Define the training loop:

# Initialize attributes for best values across all trials
best_acc = None

for trial, lr in tqdm(
enumerate(learning_rates),
total=len(learning_rates),
desc="Trials",
):
# Create a trial-level run
with Run(run_id=f"trial-{sweep_id}-{trial}") as trial_run:
trial_run.add_tags(["trial"])

# Add sweep_id to the trial-level run
trial_run.add_tags([sweep_id], group_tags=True)

# Log trial number and hyperparams
trial_run.log_configs({"trial_num": trial, "parameters/lr": lr})

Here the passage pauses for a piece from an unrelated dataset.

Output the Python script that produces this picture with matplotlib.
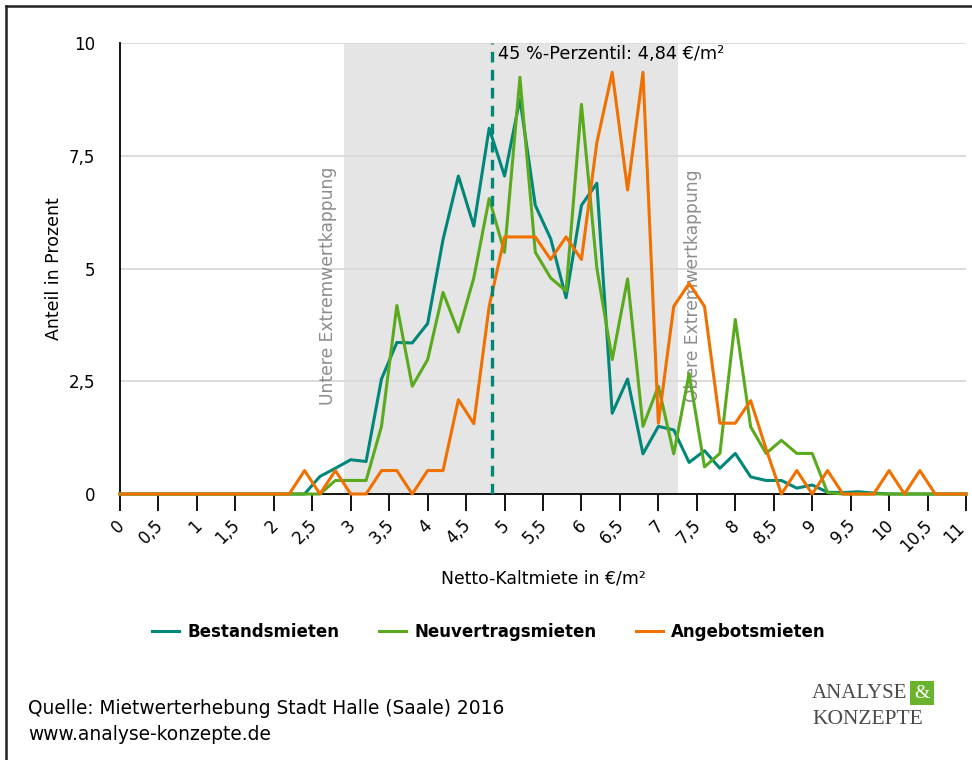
import numpy as np
import matplotlib
matplotlib.use('Agg')
import matplotlib.pyplot as plt
from matplotlib.lines import Line2D
from matplotlib.transforms import ScaledTranslation

# Netto-Kaltmiete grid, 0 .. 11 EUR/m2 in steps of 0.2
miete = np.linspace(0, 11, 56)

bestand = [0, 0, 0, 0, 0, 0, 0, 0, 0, 0, 0, 0,
           0, 0.39, 0.57, 0.76, 0.72, 2.55, 3.36, 3.35, 3.78, 5.64, 7.05, 5.94,
           8.11, 7.05, 8.76, 6.4, 5.66, 4.35, 6.4, 6.89, 1.79, 2.55, 0.89, 1.5,
           1.42, 0.7, 0.96, 0.57, 0.9, 0.38, 0.3, 0.3, 0.13, 0.2, 0.04, 0.03,
           0.05, 0.02, 0, 0, 0, 0, 0, 0]
neuvertrag = [0, 0, 0, 0, 0, 0, 0, 0, 0, 0, 0, 0,
              0, 0, 0.3, 0.3, 0.3, 1.5, 4.18, 2.39, 2.98, 4.47, 3.59, 4.79,
              6.55, 5.36, 9.24, 5.36, 4.79, 4.5, 8.64, 5.01, 2.98, 4.77, 1.5, 2.39,
              0.89, 2.67, 0.6, 0.9, 3.87, 1.49, 0.9, 1.19, 0.9, 0.9, 0.03, 0,
              0, 0, 0, 0, 0, 0, 0, 0]
angebot = [0, 0, 0, 0, 0, 0, 0, 0, 0, 0, 0, 0,
           0.52, 0, 0.52, 0, 0, 0.52, 0.52, 0, 0.52, 0.52, 2.09, 1.56,
           4.16, 5.7, 5.7, 5.7, 5.2, 5.7, 5.2, 7.79, 9.35, 6.74, 9.35, 1.57,
           4.16, 4.67, 4.16, 1.57, 1.57, 2.07, 1.0, 0, 0.52, 0, 0.52, 0,
           0, 0, 0.52, 0, 0.52, 0, 0, 0]

series_names = ['Bestandsmieten', 'Neuvertragsmieten', 'Angebotsmieten']
series_colors = ['#00877A', '#5AAA1E', '#F07000']

kappung_unten = 2.91
kappung_oben = 7.26
perzentil = 4.84

xticks = [0, 0.5, 1, 1.5, 2, 2.5, 3, 3.5, 4, 4.5, 5, 5.5, 6, 6.5, 7, 7.5,
          8, 8.5, 9, 9.5, 10, 10.5, 11]
yticks = [0, 2.5, 5, 7.5, 10]


def de_num(v):
    return ('%g' % v).replace('.', ',')


fig = plt.figure(figsize=(9.72, 7.6), dpi=100)
ax = fig.add_axes([120 / 972, 266 / 760, 846 / 972, 451 / 760])

ax.axvspan(kappung_unten, kappung_oben, color='#E5E5E5', lw=0, zorder=0)
for y in yticks[1:]:
    ax.axhline(y, color='#D9D9D9', lw=1.3, zorder=1)

for vals, name, col in zip([bestand, neuvertrag, angebot], series_names, series_colors):
    ax.plot(miete, vals, color=col, lw=2.2, label=name, zorder=3, clip_on=False)

ax.plot([perzentil, perzentil], [0, 10], color='#00877A', lw=2.4,
        dashes=(3.2, 2.2), zorder=4)
ax.text(perzentil + 0.08, 9.75, '45 %-Perzentil: 4,84 €/m²', fontsize=12.8,
        ha='left', va='center', zorder=5)

ax.text(2.7, 4.62, 'Untere Extremwertkappung', rotation=90, fontsize=12.3,
        color='#8C8C8C', ha='center', va='center', zorder=2)
ax.text(7.45, 4.62, 'Obere Extremwertkappung', rotation=90, fontsize=12.3,
        color='#8C8C8C', ha='center', va='center', zorder=2)

ax.set_xlim(0, 11)
ax.set_ylim(0, 10)
ax.set_xticks(xticks)
ax.set_xticklabels([de_num(v) for v in xticks], rotation=45, ha='right',
                   rotation_mode='anchor', fontsize=12)
ax.set_yticks(yticks)
ax.set_yticklabels([de_num(v) for v in yticks], fontsize=12)
ax.tick_params(axis='x', length=12, width=1.3, color='black', pad=4)
ax.tick_params(axis='y', length=0, pad=18)

# nudge the rotated labels a little left (after tick_params, which resets transforms)
shift = ScaledTranslation(-0.045, 0.0, fig.dpi_scale_trans)
labels = ax.get_xticklabels()
for lab in labels:
    lab.set_transform(lab.get_transform() + shift)
# the last one sits on the picture's right edge
labels[-1].set_transform(labels[-1].get_transform()
                         + ScaledTranslation(-0.06, -0.03, fig.dpi_scale_trans))

for side in ['top', 'right']:
    ax.spines[side].set_visible(False)
ax.spines['left'].set_linewidth(1.3)
ax.spines['bottom'].set_linewidth(1.3)

ax.set_xlabel('Netto-Kaltmiete in €/m²', fontsize=12.4, labelpad=10)
ax.set_ylabel('Anteil in Prozent', fontsize=12.5, labelpad=4)

fig.legend(loc='center', bbox_to_anchor=(489 / 972, 128 / 760), ncol=3,
           frameon=False, handlelength=1.6, handletextpad=0.5, columnspacing=2.4,
           prop={'weight': 'bold', 'size': 12})

fig.text(28 / 972, 1 - 709 / 760, 'Quelle: Mietwerterhebung Stadt Halle (Saale) 2016',
         fontsize=13.4, va='center', ha='left')
fig.text(28 / 972, 1 - 734 / 760, 'www.analyse-konzepte.de', fontsize=13.4,
         va='center', ha='left')

# logo
fig.text(812 / 972, 1 - 693 / 760, 'ANALYSE', fontsize=15, family='Liberation Serif',
         color='#4A4A4A', va='center', ha='left')
fig.text(922 / 972, 1 - 693 / 760, '&', fontsize=14, family='Liberation Serif',
         color='white', va='center', ha='center',
         bbox=dict(boxstyle='square,pad=0.2', fc='#6AB42D', ec='none'))
fig.text(812 / 972, 1 - 720 / 760, 'KONZEPTE', fontsize=15.5, family='Liberation Serif',
         color='#4A4A4A', va='center', ha='left')

# frame around the chart box (top and left edge)
fig.add_artist(Line2D([6 / 972, 1], [1 - 6 / 760, 1 - 6 / 760], color='#222222', lw=1.8))
fig.add_artist(Line2D([6 / 972, 6 / 972], [0, 1 - 6 / 760], color='#222222', lw=1.8))

fig.savefig('out.png', dpi=100)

optimizer = optim.SGD(model.parameters(), lr=lr)

step = 0

for epoch in trange(parameters["epochs"], desc=f"Trial {trial} - lr: {lr}"):
trial_run.log_metrics(data={"epochs": epoch}, step=epoch)

for x, y in trainloader:
x, y = x.to(parameters["device"]), y.to(parameters["device"])
optimizer.zero_grad()
x = x.view(x.size(0), -1)
outputs = model(x)
loss = criterion(outputs, y)

_, preds = torch.max(outputs, 1)
acc = (torch.sum(preds == y.data)) / len(x)

# Log trial metrics
trial_run.log_metrics(
data={
"metrics/batch/loss": float(loss),
"metrics/batch/acc": float(acc),
},
step=step,
)

# Log best values across all trials to Sweep-level run
if best_acc is None or acc > best_acc:
best_acc = acc
sweep_run.log_configs(
{
"best/trial": trial,
"best/metrics/loss": float(loss),
"best/metrics/acc": float(acc),
"best/parameters/lr": lr,
}
)

loss.backward()
optimizer.step()

step += 1

Each trial-level run is automatically stopped upon exiting the context. To stop the sweep-level run, use:

sweep_run.close()

To explore the logged metadata, open your project in the Neptune app and navigate to the Runs section.

The best trial, with its metrics and parameters, is available in the best namespace of each sweep-level run.